At an event in Westminster on Monday, Former British Prime Minister Tony Blair admitted that he lacked a basic understanding of Middle East politics prior to advocating for the invasion of 2003 Iraq, before advocating for another, larger war in the battle-scarred region.
Admission of incompetence
"For sure we underestimated profoundly the forces that were at work in the region and would take advantage of change once you topple the regime," said Blair. "That is the lesson. The lesson is not complicated. The lesson is simple. It is that, when you remove a dictatorship, out come these forces of destabilization, whether it is al-Qaida on the Sunni side or Iran on the Shia side."
The leader refused to apologize for facilitating a multinational invasion that created immeasurable costs, both in lives and in resources for Iraq and the West, instead blaming the outcome on the sectarian government of Iraqi Prime Minister Nouri al-Maliki, beginning in 2006, which Blair suggested played a direct role in the “disaffection of Sunni Muslims” that led to the advent of Daesh.
International observers refute the former Prime Minister’s assessment, instead placing the blame firmly at the feet of the Bush and Blair administrations, and pointing to the de-Baathification process following the ouster of Saddam Hussein. That process led to the banning of all secular Ba'ath Party 'loyalists' from positions of public service, including educators, medical professionals, and engineers, effectively dismantling the country’s entire social service sector.
Blair further acknowledged that he erred in his 2011 public support of the Arab Spring uprisings, which he says combined two diametrically opposed groups – "disorganized liberal-minded people that wanted rule-based economies and tolerant societies, and, on the other side, numerous and extremely well-organized Islamists."
The retired politician pointed to his position during the Arab Spring uprisings as a positive reflection of the evolution of international affairs.
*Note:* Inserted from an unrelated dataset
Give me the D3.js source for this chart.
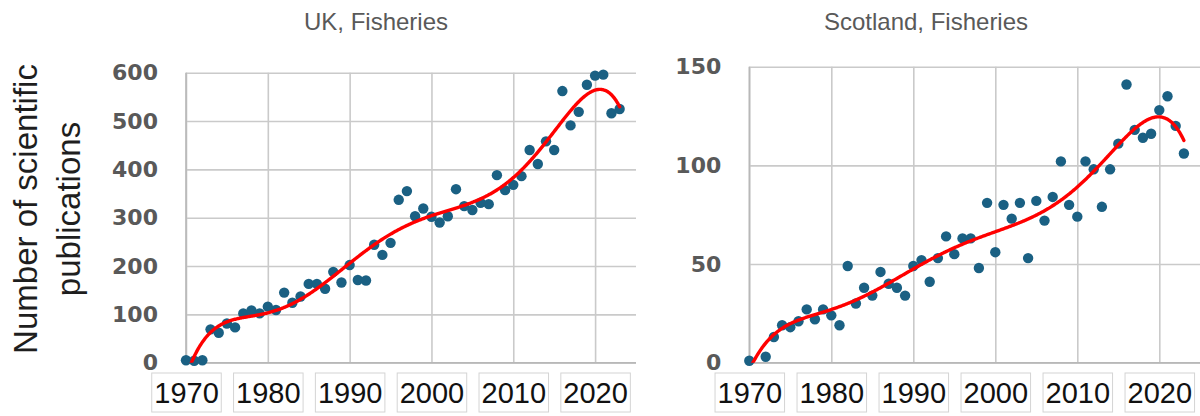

He claimed that while others were clamoring for regime change by force and the implanting of a secular Western ally, he instead supported what he called a more “evolutionary solution” to regime change, led organically by the people.
"I was one of these that said 'Let us be careful.' What did we learn from Iraq? We learned that once you get rid of the dictatorship, that is the beginning of a new chapter where all these poisonous forces and influences come out and start to disrupt the situation," said Blair.
Calls for new ground war
The former prime minister, despite repeated affirmations that he lacked the requisite understanding of Middle East affairs or the foresight to contemplate the implications of interfering in nations wrought with sectarian conflict, pledged the unequivocal necessity of a new, full-scale ground invasion across the Middle East.
Blair blasted the US and Britain for failing to "take on board that there is no way of defeating [Daesh] without defeating them on the ground," while reserving compliments for Russian leadership in taking steps to contain the Syrian conflict.
He called for invading several countries concurrently to combat Daesh, saying, "Airstrikes are not going to defeat ISIS. Be in no doubt, if you want to defeat these people you are going to have to wage a proper ground war against them. The only question for us is whether we are prepared to."
The former British statesman attempted to allay skepticism by again acknowledging the consequences of the Iraq War, but asserted that a full-scale invasion of Iraq, Syria, and other Daesh strongholds was required to combat the extremists. "To be honest, my understanding of the Middle East is a lot deeper today than it was when I was prime minister."
In the midst of calling for another regional quagmire in an area already broken by sorrow and conflict, Blair made his most revealing comment, observing that the situation in Syria "is as close to a problem being without a solution right now as anything I can remember."